Two moves, in order: clear the existing pain points for immediate value, then place strategic bets on the bigger work.

The mistake is stopping at step one. You automate the drafting, feel productive, then never reinvest the freed time into anything new.

The savings just sit there until the client asks for them back. Which the client eventually does.

And one more thing, because I owe you honesty here.

The first workflow you try will probably disappoint you.

We put AI on a workflow last year that we were certain would be a slam dunk. The first month, it took us 150 percent of the time it used to take. We nearly killed it.

We didn't. We fixed the instructions, fed it the right context, built a few checks. Now it does in an hour what used to eat a day.

But that first month was humbling. And if anyone says their first AI workflow worked on day one, they're selling you a story.

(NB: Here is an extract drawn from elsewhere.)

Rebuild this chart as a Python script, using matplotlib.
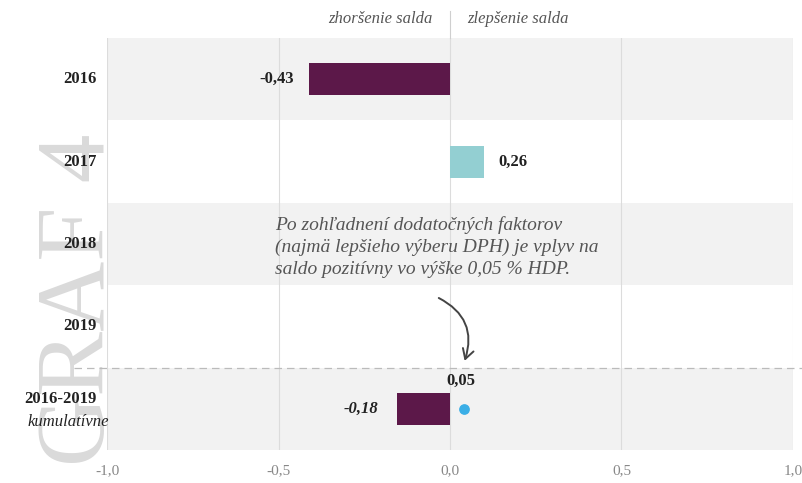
import matplotlib.pyplot as plt
from matplotlib.patches import FancyArrowPatch
import matplotlib.transforms as mtransforms

# rows (top to bottom)
rows = ["2016", "2017", "2018", "2019", "2016-2019"]
bar_vals = [-0.41, 0.10, 0.0, 0.0, -0.155]
bar_labels = ["-0,43", "0,26", "", "", "-0,18"]
bar_colors = ["#5c1849", "#93cfd2", "#93cfd2", "#93cfd2", "#5c1849"]
dot_val = 0.04
dot_label = "0,05"
xticks = [-1.0, -0.5, 0.0, 0.5, 1.0]
xtick_labels = ["-1,0", "-0,5", "0,0", "0,5", "1,0"]
note = ("Po zohľadnení dodatočných faktorov\n"
        "(najmä lepšieho výberu DPH) je vplyv na\n"
        "saldo pozitívny vo výške 0,05 % HDP.")

serif = ["Liberation Serif", "DejaVu Serif"]
plt.rcParams['font.family'] = serif

fig = plt.figure(figsize=(8.03, 4.83), dpi=100)
ax = fig.add_axes([0.1333, 0.0683, 0.8542, 0.853])
ax.patch.set_visible(False)

y = list(range(len(rows)))
ax.set_ylim(4.5, -0.5)
ax.set_xlim(-1.0, 1.0)

# alternating bands
for i in y:
    if i % 2 == 0:
        ax.axhspan(i - 0.5, i + 0.5, color="#f2f2f2", zorder=0, lw=0)

# vertical grid
for t in xticks:
    ax.axvline(t, color="#dcdcdc", lw=0.8, zorder=1)

# zero line reaching up into the header
trans = mtransforms.blended_transform_factory(ax.transData, ax.transAxes)
ax.plot([0, 0], [1.0, 1.065], transform=trans, color="#cfcfcf", lw=0.8, clip_on=False)

ax.barh(y, bar_vals, height=0.39, color=bar_colors, zorder=3)

# bar labels
ax.text(-0.455, 0, bar_labels[0], ha="right", va="center", fontsize=12,
        fontweight="bold", color="#222222")
ax.text(0.14, 1, bar_labels[1], ha="left", va="center", fontsize=12,
        fontweight="bold", color="#222222")
ax.text(-0.21, 4, bar_labels[4], ha="right", va="center", fontsize=12,
        fontweight="bold", style="italic", color="#222222")

# dot for cumulative with extra factors
ax.scatter([dot_val], [4], s=45, color="#3aaee6", zorder=4)
ax.text(-0.01, 3.66, dot_label, ha="left", va="center", fontsize=12,
        fontweight="bold", color="#222222")

# dashed separator
ax.plot([-1.095, 1.04], [3.5, 3.5], ls=(0, (6, 4)), color="#bbbbbb", lw=0.9,
        clip_on=False, zorder=2)

# header
ax.text(-0.05, 1.045, "zhoršenie salda", transform=trans, ha="right", va="center",
        fontsize=12, style="italic", color="#555555")
ax.text(0.05, 1.045, "zlepšenie salda", transform=trans, ha="left", va="center",
        fontsize=12, style="italic", color="#555555")

# annotation
ax.text(-0.51, 2.04, note, ha="left", va="center", fontsize=14, style="italic",
        color="#555555", linespacing=1.35, zorder=5)
arrow = FancyArrowPatch((-0.04, 2.64), (0.04, 3.45), connectionstyle="arc3,rad=-0.45",
                        arrowstyle="->,head_length=7,head_width=4", color="#444444",
                        lw=1.4, zorder=5)
ax.add_patch(arrow)

# y labels
ax.set_yticks(y)
ax.set_yticklabels(["", "", "", "", ""])
for i, r in enumerate(rows[:4]):
    ax.text(-1.03, i, r, ha="right", va="center", fontsize=12, fontweight="bold",
            color="#222222")
ax.text(-1.03, 3.88, rows[4], ha="right", va="center", fontsize=12,
        fontweight="bold", color="#222222")
ax.text(-0.995, 4.16, "kumulatívne", ha="right", va="center", fontsize=12,
        style="italic", color="#222222")

ax.set_xticks(xticks)
ax.set_xticklabels(xtick_labels, color="#888888", fontsize=11)
ax.tick_params(axis="both", length=0)
ax.tick_params(axis="x", pad=10)
for s in ax.spines.values():
    s.set_visible(False)

# watermark, drawn behind the axes
fig.text(0.1, 0.38, "GRAF 4", rotation=90, ha="center", va="center",
         fontsize=70, color="#dadada", family=serif, zorder=-1)

fig.savefig("out.png", dpi=100)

This is craft. It rewards the firms willing to be bad at it for a few weeks.

This was never about replacing your people

One last point, because it's the one I care about most.

None of this works without your experts. The change I'm describing only happens because a senior person decides which new work is the priority, points the tools at it, and judges whether the output is good enough to put your name on.

AI didn't shrink the value of that judgment. It made it the whole job.

The associate who knows which precedent controls. The account lead who knows which journalist will roll their eyes at a pitch and which one is waiting for it. The partner who can look at a draft and feel, in their gut, that something is off.

That is the work clients always paid the premium for. AI just cleared away the hours of grunt work that used to bury it.

The firms that pull ahead over the next two years won't be the ones with the most tools. They'll be the ones who freed their best people for the work only their best people can do, then sold the new work that became possible.

Where this leaves you

AI is going to make your firm faster whether you plan for it or not. That part is happening to you.

The only real choice you have is what you do with the speed.

You can hand it to your clients as a discount. Or you can reinvest it into work they could never buy before and become the partner they can't afford to lose.

Faster makes you cheaper.

Better makes you necessary.

Choose the second one, because your retainer depends on it.

What's the first piece of "impossible-before" work your firm would take on if the hours were free? I'd love to hear it.